Scientists work on plans to defend Earth from killer asteroids
LIVERMORE -- Disaster movies from "Deep Impact" to "Asteroid" to "Armageddon" have mined drama from the mortal threat humanity could face if a massive asteroid were speeding towards Earth.
At Lawrence Livermore National Laboratory, scientists are taking that disaster scenario seriously and working on a plan to prevent it.
To save mankind from a doomsday collision, planetary scientist Megan Bruck Syal is working with small meteorites -- space rocks formed at the dawn of the solar system that drifted through space for billions of years before crashing into Earth.
"Nobody has really looked at meteorites in this way before, under these high-pressure conditions, so we're doing something new and it's difficult in a lot of ways when you do something new," Bruck told CBS San Francisco. "[They] came a long way and we're pretty lucky to get to use them," she added.
Using them also means destroying them, because Syal and her team are considering two possible ways to deflect a killer asteroid.
On option is to use what's called a kinetic impactor, which is basically a spacecraft to ram the asteroid and push it off-course.
The other option is a bit messier -- a so-called standoff nuclear explosion. This would involve detonating an atomic bomb at just the right distance from the surface -- but not so close as to break it apart.
"Just the uppermost layers of the surface are heated to high temperatures and blow off in a vapor and the rest of the asteroid recoils in the other direction -- so you're keeping the bulk of it intact," Syal explained. "It's just the surface that's being vaporized and coming off."
It's not a good idea to go nuking asteroids without knowing how they'll respond, so scientists are simulating the process using powerful lasers to create a high-temperature plasma to annihilate the meteorite specimens.

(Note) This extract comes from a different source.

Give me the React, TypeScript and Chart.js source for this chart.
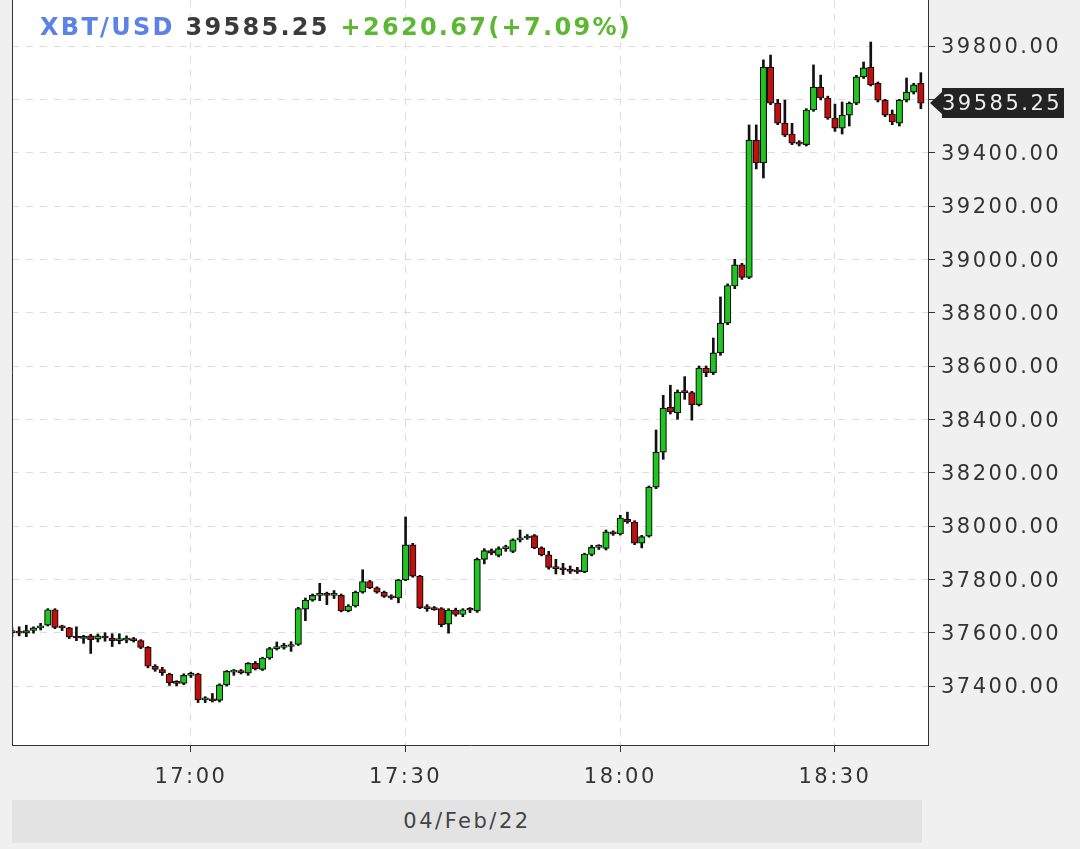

"The results from this will feed directly into the numerical simulation -- will head into the supercomputers here at Livermore -- to see how an asteroid would actually respond to a standoff nuclear blast or a kinetic impactor," she said.
These aren't the only options scientists have considered. There are some less-violent strategies.
There's the so-called "gravity tractor," which would use a relatively small mass, possibly even a piece of the asteroid itself, to nudge it into a safe solar orbit.
Even the feather-light touch of a laser beam might supply enough pressure to push an asteroid off-course.
But those options take years of planning and execution, so if time is short, going nuclear might be humanity's best hope.
"We want to be prepared in the event there is an emergency and we need to act quickly and advise the decision-makers based on high-quality science," Syal said.